I'm reading Malcolm Gladwell's David and Goliath again after many years. I find myself ever so drawn to one story in particular which is the one about Jay.
Listen to this.
"We are all of us not merely liable to fear, we are also prone to be afraid of being afraid, and the conquering of fear produces exhilaration…The contrast between the previous apprehension and the present relief and feeling of security promotes a self-confidence that is the very father and mother of courage"
"Courage is not something that you already have that makes you brave when the tough times start. Courage is what you earn when you've been through the tough times and you discover they aren't so tough after all."
I keep circling back to this idea that courage isn't innate. That it's not some fixed trait you either inherit or don't. And I think what unsettles me is how much of my own internal narrative has been built around avoiding fear, like as if the goal is to become the kind of person who doesn't feel it at all.

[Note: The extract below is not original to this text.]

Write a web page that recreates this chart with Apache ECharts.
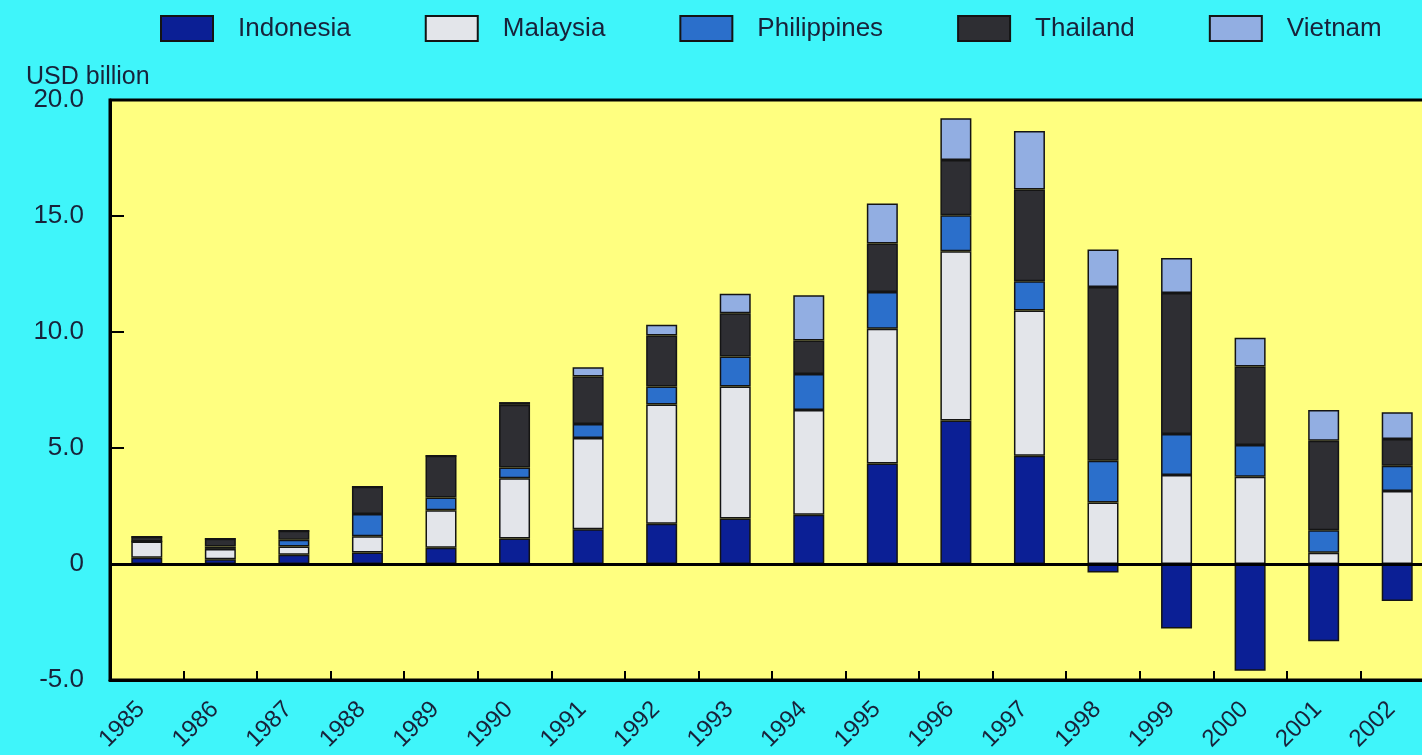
<!DOCTYPE html>
<html>
<head>
<meta charset="utf-8">
<script src="https://cdn.jsdelivr.net/npm/echarts@6/dist/echarts.min.js"></script>
<style>html,body{margin:0;padding:0;background:#3ff5fa;}#chart{width:1422px;height:755px;}</style>
</head>
<body>
<div id="chart"></div>
<script>
const years = ['1985','1986','1987','1988','1989','1990','1991','1992','1993','1994','1995','1996','1997','1998','1999','2000','2001','2002'];
const indonesia   = [0.27, 0.20, 0.40, 0.50, 0.70, 1.10, 1.50, 1.74, 1.96, 2.12, 4.33, 6.18, 4.67, -0.37, -2.78, -4.60, -3.33, -1.60];
const malaysia    = [0.70, 0.45, 0.35, 0.70, 1.62, 2.60, 3.93, 5.13, 5.69, 4.52, 5.81, 7.30, 6.26, 2.65, 3.84, 3.76, 0.49, 3.15];
const philippines = [0.00, 0.10, 0.30, 0.95, 0.55, 0.46, 0.60, 0.78, 1.29, 1.55, 1.58, 1.55, 1.26, 1.80, 1.76, 1.37, 0.97, 1.08];
const thailand    = [0.20, 0.34, 0.38, 1.18, 1.80, 2.70, 2.05, 2.20, 1.87, 1.44, 2.09, 2.38, 3.95, 7.49, 6.08, 3.38, 3.85, 1.16];
const vietnam     = [0.00, 0.00, 0.00, 0.00, 0.00, 0.12, 0.40, 0.46, 0.84, 1.95, 1.73, 1.80, 2.52, 1.62, 1.51, 1.24, 1.33, 1.15];
const yTicks = [-5, 0, 5, 10, 15, 20];

const FONT = "'Liberation Sans', Arial, sans-serif";
const TXT = '#18223a';
const names = ['Indonesia','Malaysia','Philippines','Thailand','Vietnam'];
const colors = ['#0b1f95','#e3e5ea','#2b6fcb','#2e2e33','#92aee2'];
const datas = [indonesia, malaysia, philippines, thailand, vietnam];

const chart = echarts.init(document.getElementById('chart'));
const series = names.map((n, i) => {
  const s = {
    name: n, type: 'bar', stack: 'total', data: datas[i], barWidth: 31,
    itemStyle: { color: colors[i], borderColor: '#141414', borderWidth: 1.5 },
    emphasis: { disabled: true }
  };
  if (i === 0) {
    s.markLine = {
      silent: true, symbol: 'none', label: { show: false },
      lineStyle: { color: '#000', width: 3, type: 'solid' },
      data: [{ yAxis: 0 }]
    };
  }
  return s;
});

chart.setOption({
  backgroundColor: '#3ff5fa',
  animation: false,
  title: {
    text: 'USD billion', left: 21, top: 60,
    textStyle: { fontFamily: FONT, fontSize: 25, fontWeight: 'normal', color: TXT }
  },
  legend: {
    left: 155, top: 10,
    icon: 'rect',
    itemWidth: 52, itemHeight: 25, itemGap: 74,
    textStyle: { fontFamily: FONT, fontSize: 26, color: TXT, padding: [0, 0, 0, 20] },
    data: names
  },
  grid: {
    left: 110, right: -12, top: 100, bottom: 75,
    outerBoundsMode: 'none',
    show: true, backgroundColor: '#ffff80', borderColor: '#000', borderWidth: 3
  },
  xAxis: {
    type: 'category', data: years,
    axisLine: { onZero: false, lineStyle: { color: '#000', width: 3 } },
    axisTick: { show: true, inside: true, length: 9, lineStyle: { color: '#000', width: 2 } },
    axisLabel: { rotate: 45, margin: 20, padding: [0, 8, 0, 0], fontFamily: FONT, fontSize: 24, color: TXT }
  },
  yAxis: {
    type: 'value', min: yTicks[0], max: yTicks[yTicks.length - 1], interval: 5,
    axisLine: { show: true, lineStyle: { color: '#000', width: 3 } },
    axisTick: { show: true, inside: true, length: 14, lineStyle: { color: '#000', width: 2 } },
    splitLine: { show: false },
    axisLabel: {
      margin: 26, fontFamily: FONT, fontSize: 26, color: TXT,
      formatter: v => v === 0 ? '0' : v.toFixed(1)
    }
  },
  series: series
});
</script>
</body>
</html>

But the quote suggests something almost opposite: that fear is not only inevitable, it's actually necessary. It serves as a prerequisite condition.
And then there's the notion of being afraid of being afraid. That feels uncomfortably precise because it forces me to wonder how much of what we call hesitation or self-doubt is really just fear of anticipation. We're not fearful of the thing itself, but the anticipated exposure of our own vulnerability in encountering it. Almost like we're trying to preemptively protect our identity as "competent" or "composed" rather than just moving through the experience. There's a term for it in psychology but I can't remember it for the life of me. I wish my brain was good enough to remember every book I've read. It would greatly simplify my life.